By Oregon Tax News
In an effort to generate more money, cash-strapped states are turning to two controversial solutions—an Internet retail sales tax and legalizing online gambling.
The Wall Street Journal recently reported that an Internet sales tax, referred to as the Amazon tax, could generate $23 billion for states. Historically, online retailers like Amazon and eBay have relied on a 1992 Supreme Court ruling stating that Internet retailers didn’t have to collect sales taxes if they lacked a physical presence in a customer’s state of residence. As a result, online shopping has grown and consumers have had the luxury of finding deals more cheaply and conveniently online than at the store. The 1992 decision, however, did give Congress the authority to step-in and require companies to levy a sales tax, which it has yet to do.
Supporters of the Amazon tax have long argued that online companies should not be given an unfair competitive advantage over brick and mortar companies that must collect state sales tax from customers. Conservative lawmakers have historically resisted the Amazon tax as part of a philosophical commitment to low taxes. But that appears to be changing as lawmakers grapple with budget shortfalls and the need for cash. Several Republican governors, including Chris Christy of New Jersey, have recently expressed support for federal legislation empowering states to tax Internet shopping.
The National Conference of State Legislatures (NCSL) estimates that California could generate $4.16 billion from the Amazon tax, Texas 1.78 and New York $1.77 billion. While the numbers would be smaller in some states, the impact could be greater. The NCSL estimates if an online sales tax had been operative in previous years, some statea could have plugged millions of dollars worth of budget holes. For that reason, an Internet sales tax increasingly seems inevitable in many states desperate for more money.

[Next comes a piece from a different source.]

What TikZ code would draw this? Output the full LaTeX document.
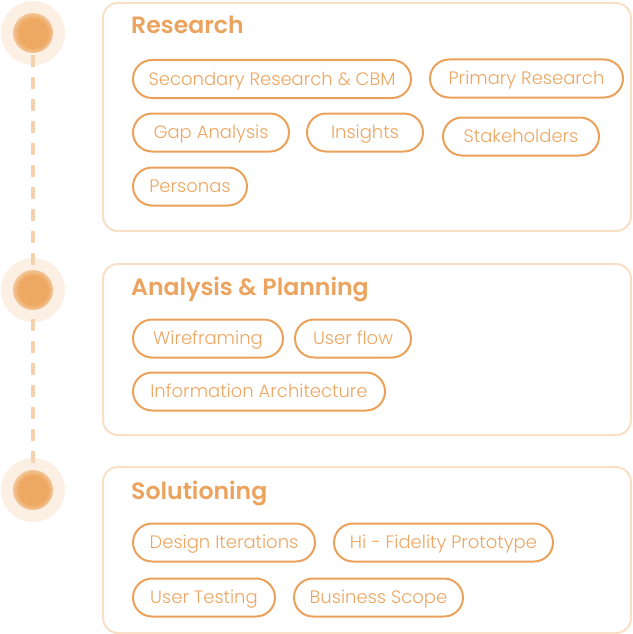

As states look for additional revenue streams, Internet gambling is also being considered as another way to bring in more money to government coffers. Federal authorities have historically interpreted the 1961 Wire Act to prohibit wagering over telecommunications systems. However, a 2011 ruling by the Department of Justice (DOJ) said the prohibition applies only to sports bets and gave states wide latitude to regulate Internet gambling within their borders. The ruling opens the possibility that an Internet gambling industry could emerge within states.
In the wake of the DOJ ruling, some states are easing into Internet gambling. New York and Maryland, for example, plan to sell lottery tickets online as a first step. Nevada has now authorized online poker. This past June, however, Delaware became the first state to pass legislation that offers residents a wide range of Internet gambling services, including blackjack, poker and slot games. According to the Wall Street Journal, Delaware officials estimate that internet gambling could bring $3.75 million in the first half of 2013—when the law would take affect.
Internet gambling has generally met stiff resistance from a coalition of lawmakers, convenience store owners, casinos and anti-addiction advocates. Among other things, the difficulty of regulating an Internet gambling industry across state borders as well as the potential social consequences have thwarted gambling interest intent on making Internet gambling a viable and widely accepted industry.
Proponents of Internet gambling believe Delaware’s bold legislation could provide the needed momentum to get an Internet gambling industry off the ground.